- Born: April 8, 1897 Lawrenceburg, Indiana, U.S.
- Died: September 27, 1962 (aged 65) Winter Haven, Florida, U.S.
- Occupation: Architect
- Awards: AIA Gold Medal (1957)
- Practice: Skidmore, Owings & Merrill

= Louis Skidmore =

American architect (1897–1962)

Louis Skidmore (April 8, 1897 – September 27, 1962) was an American architect, co-founder of the architecture firm Skidmore, Owings & Merrill and recipient of the AIA Gold Medal.

==Biography==
Louis Skidmore was born in Lawrenceburg, Indiana. He served in the United States Army during World War I as a Sergeant. On June 14, 1930, he married Eloise Owings, the sister of Nathaniel A. Owings his future business partner. Louis and Eloise were married for over 32 years until his death in 1962. They had two sons Louis Jr. and Philip Murray.

===Bradley Polytechnic Institute===
Louis Skidmore studied at Bradley Polytechnic Institute, now known as Bradley University in Peoria, Illinois, finishing in 1917.

===Boston===
Louis Skidmore trained with Cram and Ferguson, a large, established firm in Boston that designed Gothic style buildings. At night he studied at the Boston Architectural Club creating additional design problems that were critiqued by Harvard and MIT professors. Winning a prize at the BAC opened the door for Skidmore to attend MIT. He subsequently studied at Massachusetts Institute of Technology until 1924.

===Europe===
After eight years of practicing architecture, Skidmore won the Rotch Traveling Fellowship that allowed him to travel to Europe, where he spent his time primarily in Rome and Paris.
 During his time in Paris he met Raymond Hood who convinced him to be involved in the Chicago's World's Fair, as Hood was head of the Board of Design. Also, while in Europe, he met Eloise Owings. They returned to the United States together where Eloise introduced Skidmore to her brother Nathaniel "Nat" Owings.

===Chicago World's Fair===
For the 1933 Chicago World's Fair, Skidmore began working with Raymond Hood on the Board of Design, as the design draftsman or junior designer, and also hired Nat Owings. When General Rufus Dawes, head of the Fair, fired all the other architects on the board, Skidmore, being the only one left, became the reviewer for all the designs that were presented by the various companies for the Fair.
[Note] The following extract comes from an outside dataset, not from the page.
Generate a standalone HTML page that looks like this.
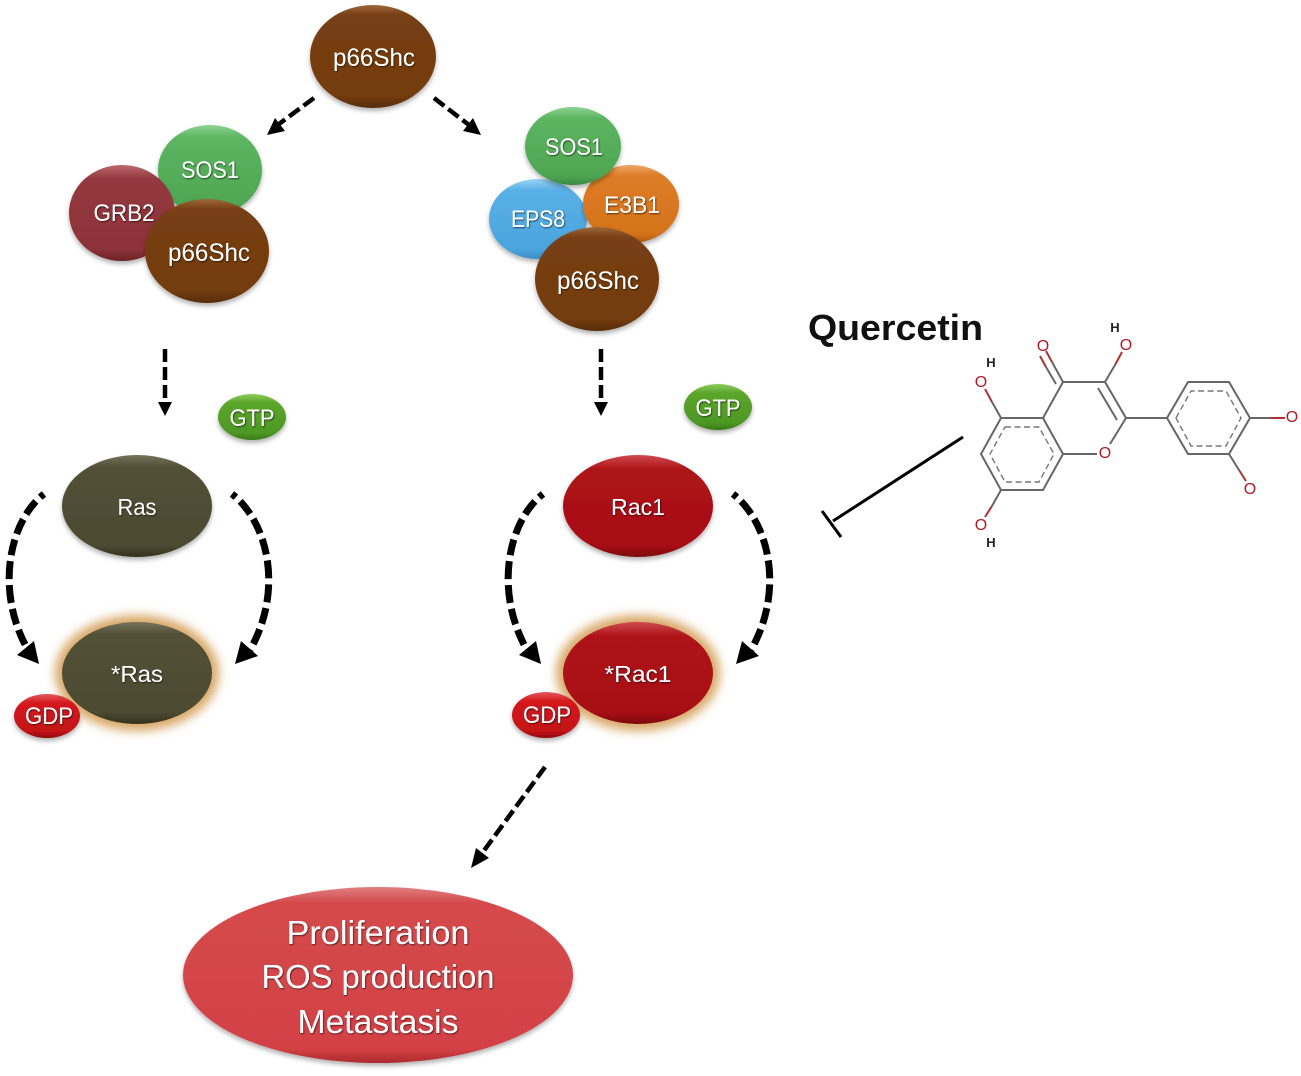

As a result, Skidmore became acquainted with a lot of commercial companies. After the fair, Skidmore was hired to study the museum in Munich.
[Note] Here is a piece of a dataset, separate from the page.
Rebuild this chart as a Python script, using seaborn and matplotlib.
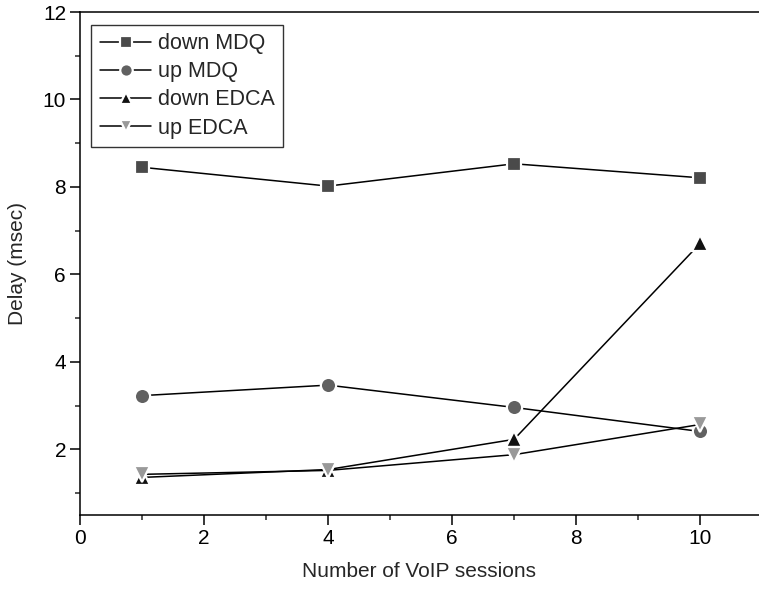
import matplotlib
matplotlib.use("Agg")
import matplotlib.pyplot as plt
import seaborn as sns
import pandas as pd
from matplotlib.ticker import MultipleLocator

sessions = [1, 4, 7, 10]
down_mdq = [8.45, 8.02, 8.53, 8.21]
up_mdq = [3.23, 3.47, 2.96, 2.41]
down_edca = [1.36, 1.54, 2.23, 6.71]
up_edca = [1.43, 1.52, 1.88, 2.57]

series = [
    ("down MDQ", down_mdq, "s", "#4a4a4a", 10),
    ("up MDQ", up_mdq, "o", "#616161", 11),
    ("down EDCA", down_edca, "^", "#111111", 12),
    ("up EDCA", up_edca, "v", "#999999", 12),
]

sns.set_style("ticks")
plt.rcParams['font.family'] = ['Liberation Sans', 'DejaVu Sans']
plt.rcParams['font.size'] = 15

fig = plt.figure(figsize=(7.59, 5.89), dpi=100)
ax = fig.add_axes([0.1054, 0.1256, 0.8946, 0.854])

for name, vals, marker, color, size in series:
    df = pd.DataFrame({"sessions": sessions, "delay": vals})
    sns.lineplot(data=df, x="sessions", y="delay", ax=ax, label=name,
                 color="black", linewidth=1.1, marker=marker, markersize=size,
                 markerfacecolor=color, markeredgecolor="white",
                 markeredgewidth=1.6)

ax.set_xlim(0, 10.95)
ax.set_ylim(0.5, 12)
ax.xaxis.set_major_locator(MultipleLocator(2))
ax.xaxis.set_minor_locator(MultipleLocator(1))
ax.yaxis.set_minor_locator(MultipleLocator(1))
ax.set_yticks([2, 4, 6, 8, 10, 12])
ax.tick_params(which="major", direction="out", length=7, width=1.1, labelsize=15,
               colors="black", pad=3)
ax.tick_params(which="minor", direction="out", length=3.8, width=1.1)

for side in ["left", "bottom", "top"]:
    ax.spines[side].set_color("black")
    ax.spines[side].set_linewidth(1.1)
ax.spines["right"].set_visible(False)

ax.set_xlabel("Number of VoIP sessions", fontsize=15, labelpad=10)
ax.set_ylabel("Delay (msec)", fontsize=15, labelpad=11)

leg = ax.legend(loc="upper left", bbox_to_anchor=(0.0165, 0.975), fontsize=15.5,
                frameon=True, fancybox=False, edgecolor="black",
                handlelength=2.4, handletextpad=0.3, labelspacing=0.33,
                borderpad=0.4, borderaxespad=0)
leg.get_frame().set_linewidth(1.0)
for h in leg.legend_handles:
    h.set_markersize(9)

fig.savefig("out.png", dpi=100)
===Skidmore, Owings and Merrill (SOM)===

Skidmore and Nathaniel A. Owings co-founded the firm in 1936. John O. Merrill became the third partner in 1939. During the war years the firm built a number of large housing projects, most notably the initially secret town of Oak Ridge, Tennessee. In New York a major wartime project was the Abraham Lincoln Houses, a 14-building complex in Harlem (completed in 1948). Another major government-appointed project was the United States Air Force Academy. His firm developed its reputation for reliability in large developments, and became one of the largest and most talked-about skyscraper builders in the 1950s. SOM's most famous building under the original founders was the Lever House, built in 1952.
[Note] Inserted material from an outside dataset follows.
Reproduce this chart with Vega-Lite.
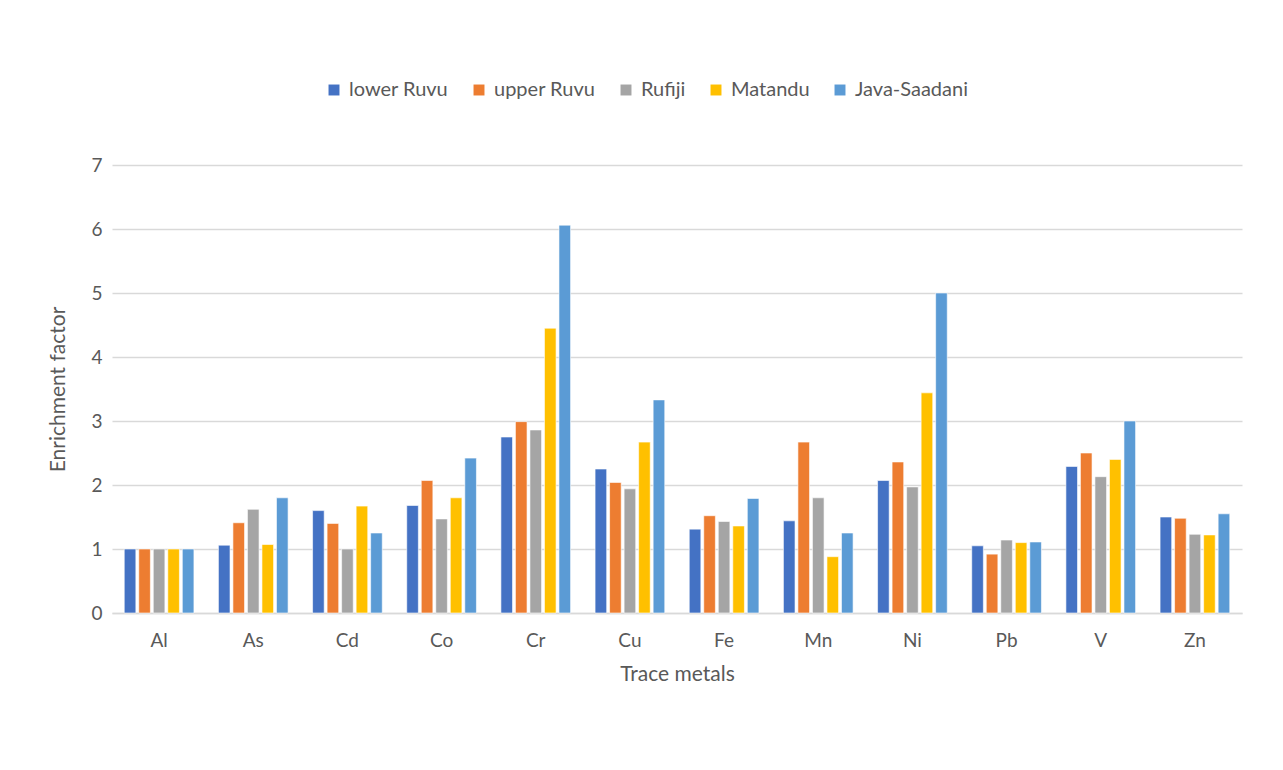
{
  "$schema": "https://vega.github.io/schema/vega-lite/v6.json",
  "autosize": "none",
  "width": 1130,
  "height": 448,
  "padding": {"left": 112, "top": 165, "right": 41, "bottom": 157},
  "background": "white",
  "data": {
    "values": [
      {"metal": "Al", "site": "lower Ruvu", "ef": 1.0},
      {"metal": "Al", "site": "upper Ruvu", "ef": 1.0},
      {"metal": "Al", "site": "Rufiji", "ef": 1.0},
      {"metal": "Al", "site": "Matandu", "ef": 1.0},
      {"metal": "Al", "site": "Java-Saadani", "ef": 1.0},
      {"metal": "As", "site": "lower Ruvu", "ef": 1.06},
      {"metal": "As", "site": "upper Ruvu", "ef": 1.41},
      {"metal": "As", "site": "Rufiji", "ef": 1.62},
      {"metal": "As", "site": "Matandu", "ef": 1.07},
      {"metal": "As", "site": "Java-Saadani", "ef": 1.8},
      {"metal": "Cd", "site": "lower Ruvu", "ef": 1.6},
      {"metal": "Cd", "site": "upper Ruvu", "ef": 1.4},
      {"metal": "Cd", "site": "Rufiji", "ef": 1.0},
      {"metal": "Cd", "site": "Matandu", "ef": 1.67},
      {"metal": "Cd", "site": "Java-Saadani", "ef": 1.25},
      {"metal": "Co", "site": "lower Ruvu", "ef": 1.68},
      {"metal": "Co", "site": "upper Ruvu", "ef": 2.07},
      {"metal": "Co", "site": "Rufiji", "ef": 1.47},
      {"metal": "Co", "site": "Matandu", "ef": 1.8},
      {"metal": "Co", "site": "Java-Saadani", "ef": 2.42},
      {"metal": "Cr", "site": "lower Ruvu", "ef": 2.75},
      {"metal": "Cr", "site": "upper Ruvu", "ef": 2.99},
      {"metal": "Cr", "site": "Rufiji", "ef": 2.86},
      {"metal": "Cr", "site": "Matandu", "ef": 4.45},
      {"metal": "Cr", "site": "Java-Saadani", "ef": 6.06},
      {"metal": "Cu", "site": "lower Ruvu", "ef": 2.25},
      {"metal": "Cu", "site": "upper Ruvu", "ef": 2.04},
      {"metal": "Cu", "site": "Rufiji", "ef": 1.94},
      {"metal": "Cu", "site": "Matandu", "ef": 2.67},
      {"metal": "Cu", "site": "Java-Saadani", "ef": 3.33},
      {"metal": "Fe", "site": "lower Ruvu", "ef": 1.31},
      {"metal": "Fe", "site": "upper Ruvu", "ef": 1.52},
      {"metal": "Fe", "site": "Rufiji", "ef": 1.43},
      {"metal": "Fe", "site": "Matandu", "ef": 1.36},
      {"metal": "Fe", "site": "Java-Saadani", "ef": 1.79},
      {"metal": "Mn", "site": "lower Ruvu", "ef": 1.44},
      {"metal": "Mn", "site": "upper Ruvu", "ef": 2.67},
      {"metal": "Mn", "site": "Rufiji", "ef": 1.8},
      {"metal": "Mn", "site": "Matandu", "ef": 0.88},
      {"metal": "Mn", "site": "Java-Saadani", "ef": 1.25},
      {"metal": "Ni", "site": "lower Ruvu", "ef": 2.07},
      {"metal": "Ni", "site": "upper Ruvu", "ef": 2.36},
      {"metal": "Ni", "site": "Rufiji", "ef": 1.97},
      {"metal": "Ni", "site": "Matandu", "ef": 3.44},
      {"metal": "Ni", "site": "Java-Saadani", "ef": 5.0},
      {"metal": "Pb", "site": "lower Ruvu", "ef": 1.05},
      {"metal": "Pb", "site": "upper Ruvu", "ef": 0.92},
      {"metal": "Pb", "site": "Rufiji", "ef": 1.14},
      {"metal": "Pb", "site": "Matandu", "ef": 1.1},
      {"metal": "Pb", "site": "Java-Saadani", "ef": 1.11},
      {"metal": "V", "site": "lower Ruvu", "ef": 2.29},
      {"metal": "V", "site": "upper Ruvu", "ef": 2.5},
      {"metal": "V", "site": "Rufiji", "ef": 2.13},
      {"metal": "V", "site": "Matandu", "ef": 2.4},
      {"metal": "V", "site": "Java-Saadani", "ef": 3.0},
      {"metal": "Zn", "site": "lower Ruvu", "ef": 1.5},
      {"metal": "Zn", "site": "upper Ruvu", "ef": 1.48},
      {"metal": "Zn", "site": "Rufiji", "ef": 1.23},
      {"metal": "Zn", "site": "Matandu", "ef": 1.22},
      {"metal": "Zn", "site": "Java-Saadani", "ef": 1.55}
    ]
  },
  "mark": {"type": "bar", "stroke": "white", "strokeWidth": 0.6},
  "encoding": {
    "x": {
      "field": "metal",
      "type": "nominal",
      "sort": null,
      "scale": {"paddingInner": 0.26, "paddingOuter": 0.13},
      "axis": {
        "title": "Trace metals",
        "labelAngle": 0,
        "labelFontSize": 19,
        "labelColor": "#595959",
        "labelPadding": 18,
        "titleFontSize": 21,
        "titleColor": "#595959",
        "titleFontWeight": "normal",
        "titlePadding": 13,
        "ticks": false,
        "domainColor": "#d9d9d9",
        "domainWidth": 1.5
      }
    },
    "xOffset": {
      "field": "site",
      "type": "nominal",
      "sort": ["lower Ruvu", "upper Ruvu", "Rufiji", "Matandu", "Java-Saadani"],
      "scale": {"paddingInner": 0.2}
    },
    "y": {
      "field": "ef",
      "type": "quantitative",
      "scale": {"domain": [0, 7], "nice": false},
      "axis": {
        "title": "Enrichment factor",
        "values": [0, 1, 2, 3, 4, 5, 6, 7],
        "labelFontSize": 19,
        "labelColor": "#595959",
        "labelPadding": 10,
        "titleFontSize": 21,
        "titleColor": "#595959",
        "titleFontWeight": "normal",
        "titlePadding": 22,
        "ticks": false,
        "domain": false,
        "gridColor": "#d9d9d9",
        "gridWidth": 1.5
      }
    },
    "color": {
      "field": "site",
      "type": "nominal",
      "sort": ["lower Ruvu", "upper Ruvu", "Rufiji", "Matandu", "Java-Saadani"],
      "scale": {
        "domain": ["lower Ruvu", "upper Ruvu", "Rufiji", "Matandu", "Java-Saadani"],
        "range": ["#4472C4", "#ED7D31", "#A5A5A5", "#FFC000", "#5B9BD5"]
      },
      "legend": {
        "title": null,
        "orient": "none",
        "direction": "horizontal",
        "legendX": 212,
        "legendY": -85,
        "symbolType": "square",
        "symbolSize": 120,
        "symbolStrokeWidth": 0,
        "labelFontSize": 20,
        "labelColor": "#595959",
        "labelOffset": 5,
        "columnPadding": 20
      }
    }
  },
  "config": {
    "font": "Lato",
    "view": {"stroke": null}
  }
}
"Skid was a very easy-going guy, very bright and tricky enough to get work, but a very pleasant guy and if he had a few drinks, he was very cordial. He was never mean. He couldn't have been nicer to me and the four partners who grew up with him. Skid was the man who had the insight in finding people. Skid picked the first four partners." – Gordon Bunshaft

===Civic involvement===
Louis Skidmore served as president of the New York Building Congress for 1949 and was vice-president of the Architectural League of New York in 1952. He received the highest individual honor for architecture from the American Institute of Architects, the Gold Medal in 1957.

===Children===
Louis Skidmore Jr. retired as an associate partner in Skidmore Owings & Merrill and currently resides in Houston, Tx. Philip M. Skidmore lives and works in Greenwich, Connecticut where he is Chairman of the wealth management firm Belpointe Asset Management.

===Grandchildren===
Louis Skidmore's first-born son, Louis Skidmore Jr., fathered three children: Christopher Skidmore, Elizabeth Skidmore and Heather Howard. Philip Skidmore fathered two children: Gregory Skidmore and Anne Skidmore.